Time magazine recently came out with an article titled How Evangelicals are Changing their Minds on Gay Marriage.
It’s pretty hard to overstate the importance and effect of the great shift that is going on in the Christian world. Of course it has caused massive debates and splits among families, friends, congregations, and even church denominations.
I was taught that gays and lesbians are living in “sin” and should be confronted with this truth. In my church tradition (and many that I was surrounded by) the LGBTQ community were thought of as another issue and reason for the relativism and decline of morality in American society.
I am fully open and affirming and believe that all LGBTQ people should not only be welcomed in our churches, but their marriages should be blessed and they should be allowed into all levels of leadership within church.
How did I get here?
It’s a long journey but I will try to highlight the major points.
First, I was on a personal journey where I began to ask questions and wrestle through many of the assumptions, doctrines, and worldviews that was passed down to me as a child. I came to very different conclusions on a number of issues which I think lead to an openness to question and wrestle through homosexuality.
Second, I met with a gracious friend who challenged many of the assumptions and reasons given to me as to why homosexuality was wrong. While I knew my journey would eventually take me to engage with this, this shoved it into the forefront and I could not longer ignore or postpone it’s importance.
Third, I read through and researched the half of dozen Scriptures that have been used to teach homosexuality is wrong. I realized several things. Jesus never spoke about homosexuality. The few Scriptures (and it’s amazing how few there are) that are translated into English as homosexuality have nothing to do with two adults in a committed relationship of fidelity. There’s a lot I could go into here, but the first century had no context for a committed, adult, same sex relationship.
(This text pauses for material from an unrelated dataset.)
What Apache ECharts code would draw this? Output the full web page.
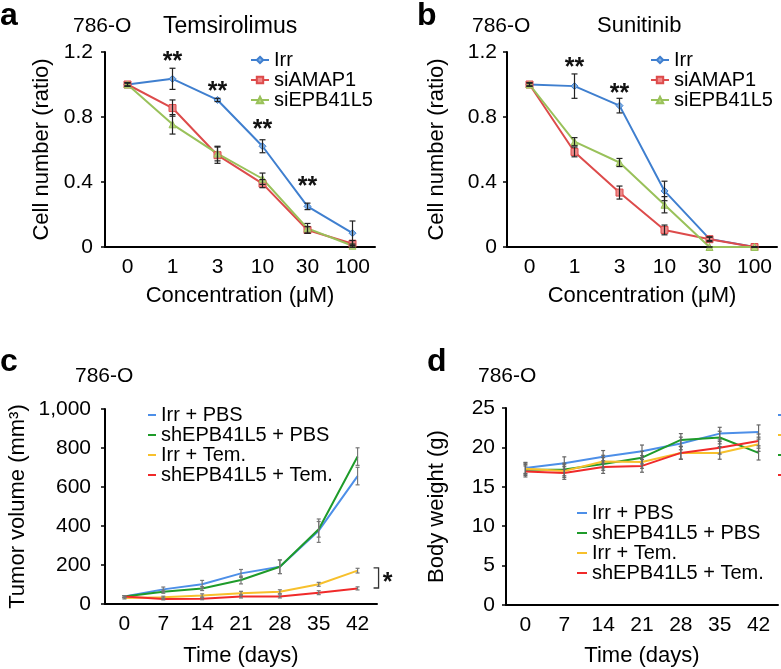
<!DOCTYPE html>
<html>
<head>
<meta charset="utf-8">
<script src="https://cdn.jsdelivr.net/npm/echarts@6/dist/echarts.min.js"></script>
<style>
    html, body { margin: 0; padding: 0; background: #fff; }
    #main { width: 781px; height: 669px; }
</style>
</head>
<body>
<div id="main"></div>
<script>
const concentrations = ['0', '1', '3', '10', '30', '100']
const days = ['0', '7', '14', '21', '28', '35', '42']

// a: Temsirolimus
const temIrr = [1.0, 1.035, 0.905, 0.62, 0.25, 0.085]
const temIrrErr = [0.01, 0.065, 0.01, 0.04, 0.02, 0.075]
const temAmap = [1.0, 0.855, 0.565, 0.39, 0.105, 0.02]
const temAmapErr = [0.01, 0.05, 0.05, 0.025, 0.02, 0.02]
const temEpb = [1.0, 0.755, 0.575, 0.42, 0.115, 0.008]
const temEpbErr = [0.01, 0.06, 0.045, 0.035, 0.03, 0.01]
const temStars = [[1, 1.17], [2, 0.985], [3, 0.75], [4, 0.40]]

// b: Sunitinib
const sunIrr = [1.0, 0.99, 0.87, 0.345, 0.05, 0.0]
const sunIrrErr = [0.01, 0.075, 0.045, 0.06, 0.01, 0.0]
const sunAmap = [1.0, 0.585, 0.335, 0.105, 0.048, 0.0]
const sunAmapErr = [0.01, 0.03, 0.04, 0.03, 0.015, 0.0]
const sunEpb = [1.0, 0.648, 0.52, 0.26, 0.0, 0.0]
const sunEpbErr = [0.01, 0.025, 0.025, 0.05, 0.0, 0.0]
const sunStars = [[1, 1.13], [2, 0.97]]

// c: tumor volume
const volIrrPbs = [38, 75, 101, 157, 191, 376, 656]
const volIrrPbsErr = [5, 12, 20, 20, 35, 60, 45]
const volShPbs = [38, 63, 79, 123, 191, 383, 756]
const volShPbsErr = [5, 8, 10, 20, 35, 40, 45]
const volIrrTem = [31, 34, 44, 55, 63, 101, 171]
const volIrrTemErr = [5, 6, 8, 10, 10, 10, 12]
const volShTem = [38, 26, 27, 39, 39, 58, 80]
const volShTemErr = [5, 5, 5, 8, 8, 10, 8]
const volBracket = [[6, 185, 82]]

// d: body weight
const wtIrrPbs = [17.4, 18.0, 18.8, 19.5, 20.5, 21.75, 21.95]
const wtShPbs = [17.15, 17.2, 17.9, 18.7, 20.95, 21.25, 19.3]
const wtIrrTem = [17.3, 17.0, 18.2, 18.15, 19.3, 19.3, 20.4]
const wtShTem = [16.95, 16.75, 17.5, 17.65, 19.3, 19.95, 20.8]
const wtErr = [0.7, 0.8, 0.8, 0.8, 0.8, 0.8, 0.9]

const FONT = 'Liberation Sans, Arial, Helvetica, sans-serif'
const colA = { irr: '#3f7fcf', amap: '#dd4b4b', epb: '#99c15a' }
const fillA = { irr: '#7fb0e6', amap: '#f08a8a', epb: '#b9d77c' }
const colC = { irrPbs: '#4d8fe8', shPbs: '#1e9b2a', irrTem: '#f7c02c', shTem: '#f02a2a' }

var myChart = echarts.init(document.getElementById('main'))

function catAxis(grid, data, name, gap) {
    return {
        type: 'category', gridIndex: grid, data: data, boundaryGap: true,
        axisLine: { lineStyle: { color: '#000', width: 2 } },
        axisTick: { show: false },
        axisLabel: { fontSize: 21, color: '#000', fontFamily: FONT, margin: 10, interval: 0 },
        name: name, nameLocation: 'middle', nameGap: gap,
        nameTextStyle: { fontSize: 22, color: '#000', fontFamily: FONT }
    }
}

function valAxis(grid, max, interval, name, gap, margin, fmt) {
    return {
        type: 'value', gridIndex: grid, min: 0, max: max, interval: interval,
        axisLine: { show: true, lineStyle: { color: '#000', width: 2 } },
        axisTick: { show: true, length: 4, lineStyle: { color: '#000', width: 1.5 } },
        splitLine: { show: false },
        axisLabel: { fontSize: 21, color: '#000', fontFamily: FONT, margin: margin, formatter: fmt },
        name: name, nameLocation: 'middle', nameGap: gap,
        nameTextStyle: { fontSize: 22, color: '#000', fontFamily: FONT }
    }
}

function markLine(grid, name, data, color, fill, symbol) {
    return {
        type: 'line', name: name, xAxisIndex: grid, yAxisIndex: grid, data: data,
        symbol: symbol, symbolSize: 7, showSymbol: true,
        lineStyle: { color: color, width: 2 },
        itemStyle: { color: fill, borderColor: color, borderWidth: 1 },
        z: 3, silent: true
    }
}

function plainLine(grid, name, data, color) {
    return {
        type: 'line', name: name, xAxisIndex: grid, yAxisIndex: grid, data: data,
        symbol: 'none', lineStyle: { color: color, width: 2 },
        itemStyle: { color: color }, z: 3, silent: true
    }
}

function errorBars(grid, means, errs, cap, color) {
    return {
        type: 'custom', xAxisIndex: grid, yAxisIndex: grid, z: 5, silent: true,
        data: means.map((m, i) => [i, m - errs[i], m + errs[i]]),
        renderItem: (params, api) => {
            const lo = api.coord([api.value(0), api.value(1)])
            const hi = api.coord([api.value(0), api.value(2)])
            const s = { stroke: color, lineWidth: 1.2 }
            return {
                type: 'group', children: [
                    { type: 'line', shape: { x1: lo[0], y1: lo[1], x2: hi[0], y2: hi[1] }, style: s },
                    { type: 'line', shape: { x1: lo[0] - cap, y1: lo[1], x2: lo[0] + cap, y2: lo[1] }, style: s },
                    { type: 'line', shape: { x1: hi[0] - cap, y1: hi[1], x2: hi[0] + cap, y2: hi[1] }, style: s }
                ]
            }
        }
    }
}

function stars(grid, data) {
    return {
        type: 'custom', xAxisIndex: grid, yAxisIndex: grid, z: 6, silent: true, data: data,
        renderItem: (params, api) => {
            const p = api.coord([api.value(0), api.value(1)])
            return {
                type: 'text', x: p[0], y: p[1] + 5,
                style: { text: '**', fontSize: 25, fontWeight: 'bold', fontFamily: FONT, fill: '#111', align: 'center', verticalAlign: 'middle' }
            }
        }
    }
}

function bracket(grid, data) {
    return {
        type: 'custom', xAxisIndex: grid, yAxisIndex: grid, z: 6, silent: true, data: data,
        renderItem: (params, api) => {
            const top = api.coord([api.value(0), api.value(1)])
            const bot = api.coord([api.value(0), api.value(2)])
            const x = top[0] + 21
            const s = { stroke: '#333', lineWidth: 1.3, fill: null }
            return {
                type: 'group', children: [
                    { type: 'polyline', shape: { points: [[x - 5, top[1]], [x, top[1]], [x, bot[1]], [x - 5, bot[1]]] }, style: s },
                    { type: 'text', x: x + 9, y: (top[1] + bot[1]) / 2 + 5,
                      style: { text: '*', fontSize: 25, fontWeight: 'bold', fontFamily: FONT, fill: '#111', align: 'center', verticalAlign: 'middle' } }
                ]
            }
        }
    }
}

function legendBox(names, left, top, iw, lh, extra) {
    return Object.assign({
        data: names, left: left, top: top, orient: 'vertical',
        itemGap: 0, itemWidth: iw, itemHeight: 8, selectedMode: false,
        textStyle: { fontSize: 20, color: '#000', fontFamily: FONT, lineHeight: lh }
    }, extra || {})
}

function label(text, left, top, size, bold) {
    return {
        text: text, left: left, top: top, padding: 0,
        textStyle: { fontSize: size, fontWeight: bold ? 'bold' : 'normal', color: '#000', fontFamily: FONT }
    }
}

const namesA = ['Irr', 'siAMAP1', 'siEPB41L5']
const namesC = ['Irr + PBS', 'shEPB41L5 + PBS', 'Irr + Tem.', 'shEPB41L5 + Tem.']
const dashIcon = { icon: 'rect', itemHeight: 2 }

const option = {
    animation: false,
    title: [
        label('a', 0, 0, 32, true),
        label('786-O', 73, 16, 21),
        label('Temsirolimus', 163, 15, 23),
        label('b', 417, 0, 32, true),
        label('786-O', 472, 16, 21),
        label('Sunitinib', 597, 15, 22),
        label('c', 0, 346, 32, true),
        label('786-O', 75, 366, 21),
        label('d', 427, 346, 32, true),
        label('786-O', 478, 366, 21)
    ],
    legend: [
        legendBox(namesA, 245, 45, 18, 19.5),
        legendBox(namesA, 645, 45, 18, 19.5),
        legendBox(namesC, 143, 400, 8, 17.7, dashIcon),
        legendBox(namesC, 572, 498, 10, 17.7, dashIcon),
        legendBox(['Irr + PBS', 'Irr + Tem.', 'shEPB41L5 + PBS', 'shEPB41L5 + Tem.'], 773, 400, 10, 19, dashIcon)
    ],
    grid: [
        { left: 105, top: 52, width: 270, height: 195 },
        { left: 507, top: 52, width: 270, height: 195 },
        { left: 105, top: 409, width: 272, height: 195 },
        { left: 506, top: 408, width: 272, height: 197 }
    ],
    xAxis: [
        catAxis(0, concentrations, 'Concentration (\u03bcM)', 38),
        catAxis(1, concentrations, 'Concentration (\u03bcM)', 38),
        catAxis(2, days, 'Time (days)', 41),
        catAxis(3, days, 'Time (days)', 40)
    ],
    yAxis: [
        valAxis(0, 1.2, 0.4, 'Cell number (ratio)', 52, 12),
        valAxis(1, 1.2, 0.4, 'Cell number (ratio)', 59, 10),
        valAxis(2, 1000, 200, 'Tumor volume (mm\u00b3)', 76, 14, v => v.toLocaleString('en-US')),
        valAxis(3, 25, 5, 'Body weight (g)', 58, 11)
    ],
    series: [
        markLine(0, 'Irr', temIrr, colA.irr, fillA.irr, 'diamond'),
        markLine(0, 'siAMAP1', temAmap, colA.amap, fillA.amap, 'rect'),
        markLine(0, 'siEPB41L5', temEpb, colA.epb, fillA.epb, 'triangle'),
        errorBars(0, temIrr, temIrrErr, 3, '#222'),
        errorBars(0, temAmap, temAmapErr, 3, '#222'),
        errorBars(0, temEpb, temEpbErr, 3, '#222'),
        stars(0, temStars),

        markLine(1, 'Irr', sunIrr, colA.irr, fillA.irr, 'diamond'),
        markLine(1, 'siAMAP1', sunAmap, colA.amap, fillA.amap, 'rect'),
        markLine(1, 'siEPB41L5', sunEpb, colA.epb, fillA.epb, 'triangle'),
        errorBars(1, sunIrr, sunIrrErr, 3, '#222'),
        errorBars(1, sunAmap, sunAmapErr, 3, '#222'),
        errorBars(1, sunEpb, sunEpbErr, 3, '#222'),
        stars(1, sunStars),

        plainLine(2, 'Irr + PBS', volIrrPbs, colC.irrPbs),
        plainLine(2, 'shEPB41L5 + PBS', volShPbs, colC.shPbs),
        plainLine(2, 'Irr + Tem.', volIrrTem, colC.irrTem),
        plainLine(2, 'shEPB41L5 + Tem.', volShTem, colC.shTem),
        errorBars(2, volIrrPbs, volIrrPbsErr, 2, '#777'),
        errorBars(2, volShPbs, volShPbsErr, 2, '#777'),
        errorBars(2, volIrrTem, volIrrTemErr, 2, '#777'),
        errorBars(2, volShTem, volShTemErr, 2, '#777'),
        bracket(2, volBracket),

        plainLine(3, 'Irr + PBS', wtIrrPbs, colC.irrPbs),
        plainLine(3, 'shEPB41L5 + PBS', wtShPbs, colC.shPbs),
        plainLine(3, 'Irr + Tem.', wtIrrTem, colC.irrTem),
        plainLine(3, 'shEPB41L5 + Tem.', wtShTem, colC.shTem),
        errorBars(3, wtIrrPbs, wtErr, 2, '#666'),
        errorBars(3, wtShPbs, wtErr, 2, '#666'),
        errorBars(3, wtIrrTem, wtErr, 2, '#666'),
        errorBars(3, wtShTem, wtErr, 2, '#666')
    ]
}
myChart.setOption(option)
</script>
</body>
</html>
Sure they had a context for male prostitution, adult men raping young boys (pedophilia), and same sex relations outside of committed relationships most often in the form of an act of worship to a god, but they did not, and could not fathom what we currently know as homosexuality in the 21st century.
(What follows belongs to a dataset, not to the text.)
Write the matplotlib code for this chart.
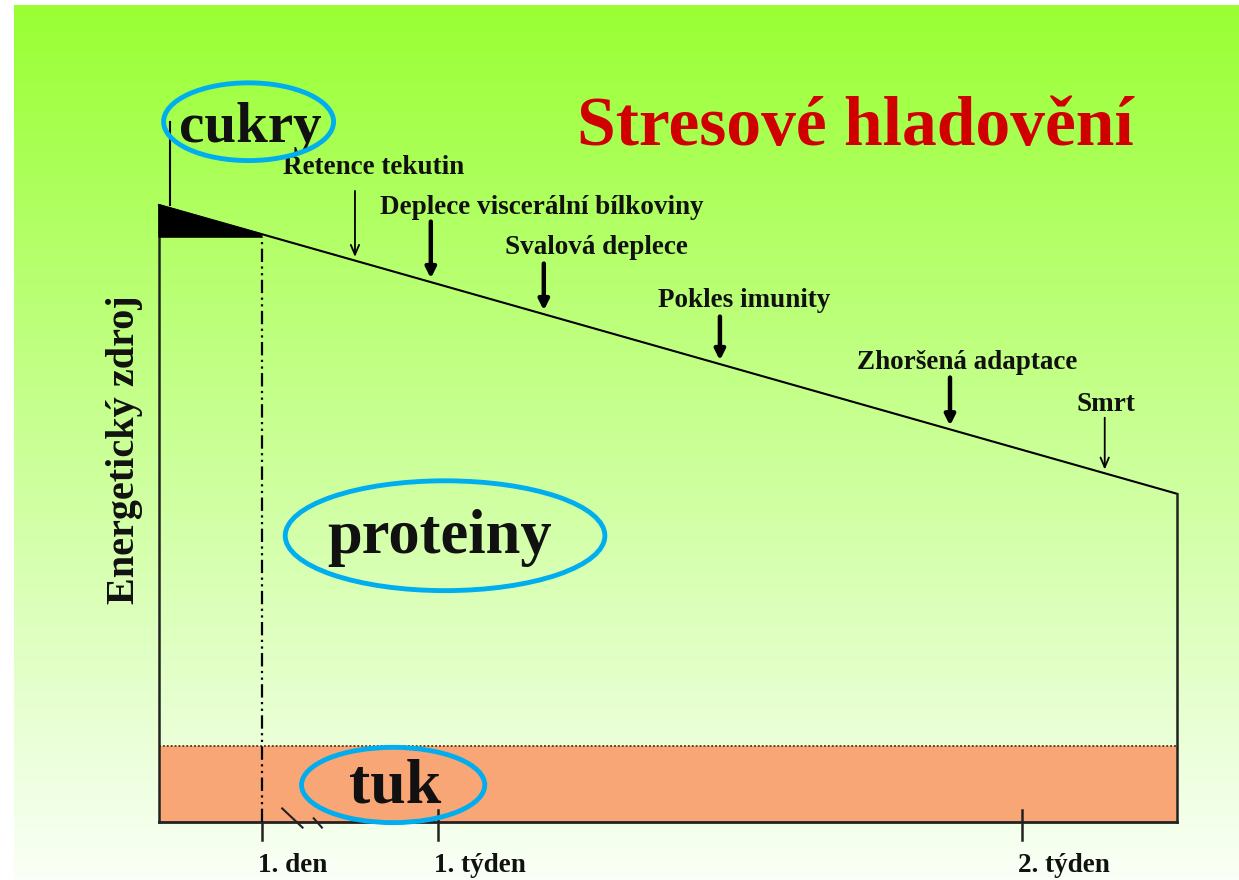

Fourth, I took time to listen to those on both sides of the debate (and in many areas in the middle). I did this by reading books, articles, blogs, and listening to the very real struggle of those who have endured years of shame, guilt, and oppression by people including the church. I’m lucky and thankful that I live in a time where information is much more available than has ever previously been. I learned that science shows that same sex attraction is not just a choice (I’m sure I did not willfully choose to be attracted to the opposite sex). I also learned, to my own shame and guilt, of how destructive the church has been to so many esp in the form of reparative therapy (conversion therapy). I heard story after story of those who were taught that same sex attraction was wrong and tried to fix it, pray against it, and go through months of different counseling and therapy sessions which did not change them. If it really was a choice, why would so many willingly go through hell? It just didn’t make sense.
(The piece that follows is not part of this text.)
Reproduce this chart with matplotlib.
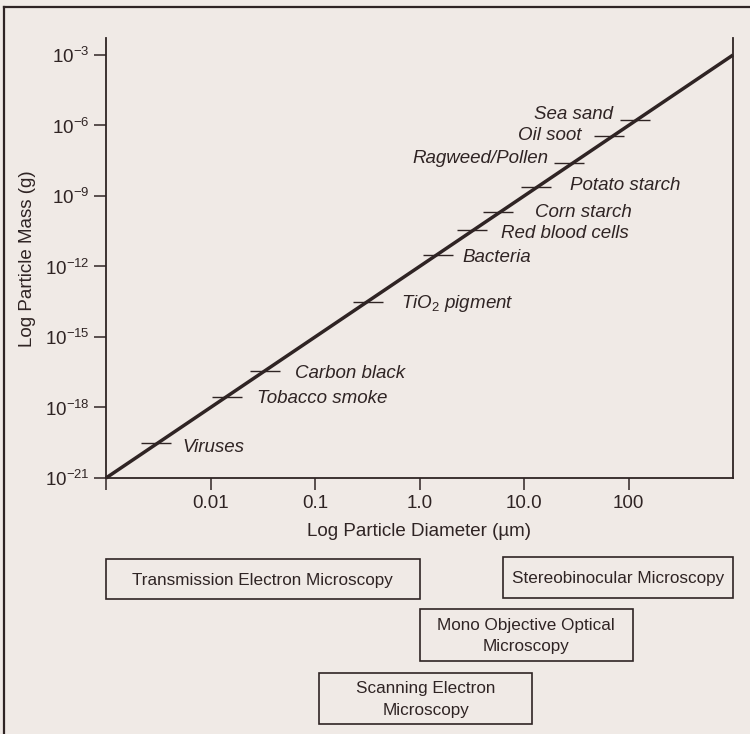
import matplotlib
matplotlib.use("Agg")
import matplotlib.pyplot as plt
from matplotlib.lines import Line2D
from matplotlib.patches import Rectangle

plt.rcParams['font.family'] = ['Liberation Sans', 'DejaVu Sans']
plt.rcParams['mathtext.fontset'] = 'custom'
plt.rcParams['mathtext.rm'] = 'Liberation Sans'
plt.rcParams['mathtext.it'] = 'Liberation Sans:italic'
plt.rcParams['mathtext.bf'] = 'Liberation Sans:bold'

# ---------------- data ----------------
particles = ["Viruses", "Tobacco smoke", "Carbon black", "TiO$_2$ pigment",
             "Bacteria", "Red blood cells", "Corn starch", "Potato starch",
             "Ragweed/Pollen", "Oil soot", "Sea sand"]
diameters_um = [0.003, 0.0145, 0.033, 0.32, 1.5, 3.2, 5.6, 13, 27, 65, 115]
masses_g = [3e-20, 2.8e-18, 3.5e-17, 3e-14, 3e-12, 3.5e-11, 2e-10, 2.5e-9,
            2.5e-8, 3.5e-7, 1.7e-6]

line_diam = [1e-3, 1e3]
line_mass = [1e-21, 1e-3]

x_ticks = [1e-3, 1e-2, 1e-1, 1, 10, 100]
x_tick_labels = ["", "0.01", "0.1", "1.0", "10.0", "100"]
y_exponents = [-3, -6, -9, -12, -15, -18, -21]

methods = ["Transmission Electron Microscopy", "Stereobinocular Microscopy",
           "Mono Objective Optical\nMicroscopy", "Scanning Electron\nMicroscopy"]
method_min_um = [1e-3, 6.3, 1.0, 0.11]
method_max_um = [1.0, 1000, 110, 12]

# ---------------- layout / style ----------------
W, H = 750, 734
bg = '#f0eae6'
ink = '#2f2424'
label_offsets = [(27, -4), (30, -2), (30, -2), (33, -1), (25, -2), (29, -3),
                 (37, 0), (34, 1), (-21, 5), (-27, 1), (-22, 6)]
box_rows = [(559, 599), (557, 598), (609, 661), (673, 724)]

fig = plt.figure(figsize=(W / 100, H / 100), dpi=100, facecolor=bg)

ax_l, ax_r, ax_b, ax_t = 106, 733, 478, 38
ax = fig.add_axes([ax_l / W, 1 - ax_b / H, (ax_r - ax_l) / W, (ax_b - ax_t) / H])
ax.set_facecolor(bg)
ax.set_xscale('log')
ax.set_yscale('log')
ax.set_xlim(1e-3, 1e3)
ax.set_ylim(1e-21, 10 ** (-21 + (ax_b - ax_t) / 23.5))

for s in ['left', 'bottom', 'right']:
    ax.spines[s].set_color(ink)
    ax.spines[s].set_linewidth(1.3)
ax.spines['top'].set_visible(False)

ax.set_xticks(x_ticks)
ax.set_xticklabels(x_tick_labels)
ax.xaxis.set_minor_locator(matplotlib.ticker.NullLocator())
ax.set_yticks([10.0 ** e for e in y_exponents])
ax.set_yticklabels([r"$10^{%d}$" % e for e in y_exponents])
ax.yaxis.set_minor_locator(matplotlib.ticker.NullLocator())
ax.tick_params(axis='both', direction='out', length=8.5, width=1.1,
               color=ink, labelcolor=ink, labelsize=13.5, pad=3.5)

ax.set_xlabel("Log Particle Diameter (µm)", fontsize=13.5, color=ink)
ax.xaxis.set_label_coords(0.499, (ax_b - 532) / (ax_b - ax_t))
ax.xaxis.label.set_va('center')
ax.set_ylabel("Log Particle Mass (g)", fontsize=13.5, color=ink)
ax.yaxis.set_label_coords((28 - ax_l) / (ax_r - ax_l), 0.498)
ax.yaxis.label.set_va('center')

# main line
ax.plot(line_diam, line_mass, color=ink, lw=2.5, solid_capstyle='butt', clip_on=False, zorder=3)
# particle dashes
ax.plot(diameters_um, masses_g, linestyle='none', marker='_', markersize=21.5,
        markeredgewidth=1.0, color=ink, zorder=4)

for name, d, m, (dx, dy) in zip(particles, diameters_um, masses_g, label_offsets):
    ax.annotate(name, (d, m), xytext=(dx, dy), textcoords='offset pixels',
                ha='left' if dx > 0 else 'right', va='center',
                fontsize=13.5, style='italic', color=ink)

# microscopy ranges
ax2 = fig.add_axes([ax_l / W, 1 - 730 / H, (ax_r - ax_l) / W, 180 / H])
ax2.set_xscale('log')
ax2.set_xlim(1e-3, 1e3)
ax2.set_ylim(730, 550)
ax2.axis('off')
for name, lo, hi, (top, bot) in zip(methods, method_min_um, method_max_um, box_rows):
    ax2.add_patch(Rectangle((lo, top), hi - lo, bot - top, facecolor='none',
                            edgecolor=ink, lw=1.2, clip_on=False))
    xc = (lo * hi) ** 0.5
    ax2.text(xc, (top + bot) / 2 + 1, name, ha='center', va='center',
             fontsize=12.3, color=ink, linespacing=1.5)

# page border
fig.add_artist(Line2D([4 / W, 4 / W], [0, 1 - 7 / H], transform=fig.transFigure,
                      color=ink, lw=1.6))
fig.add_artist(Line2D([4 / W, 1], [1 - 7 / H, 1 - 7 / H], transform=fig.transFigure,
                      color=ink, lw=1.6))

fig.savefig('out.png', dpi=100, facecolor=bg)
Lastly, I sought forgiveness for the ways I had been a part of shaming and excluding people from the church. I had done this in many ways, but I know there was at least one person in particular that I treated in a very self-righteous manner.
In the end I concluded that I cannot be certain about a whole lot of things, but I am personally under the conviction that God loves and accepts everyone, including people in the LGBTQ community completely as they are and invites us to do the same. I committed that if I err, I would err on the side of love, compassion, and inclusion since these are the main ways I see God and want to reflect this to others. I also witnessed the ways that God and Scripture were used to shame, guilt, oppress and exclude these people from God’s love, and reflected upon the ways I had been a part of this as well. In all of these ways it just seems to be to be so contrary to the way and teaching of Jesus.
I will not exclude people – this includes anyone who is queer. I will be a part of a church that not only blesses same sex marriages, but also allows anyone in the LGBTQ community into leadership and service at the highest levels of the church. Since this journey started, I have met many wonderful people in the LGBTQ community including fellow seminarians, friends, leaders, and pastors who are doing some wonderful work in the world. If this is you…you inspire me!
In the mean time, I think we should be full of grace to those who differ on this.
It is a difficult process to think through and complex in nature, especially if you are like me and were taught homosexuality was wrong all your life. I hope we can lay aside name calling from both sides (e.g. bigot, heretic, anti-christian, homophobic, self-righteous) and allow God’s spirit to work in the lives of our friends. I think we should still push this forward as it is important and causes so much pain and grief, but we should do so with grace and humility and not anger or hatred. If you are on this journey and still not sure what you think, my encouragement to you would be to continue on the journey (it takes time). Explore all angles. Read books, watch interviews, look at science, the Scripture, and the reasoning behind it. Talk to your LGBTQ friends, if you don’t have any, find someone and listen to their story (this above all else, will be the most helpful).
May we have love, grace, and compassion with others as we journey into the future.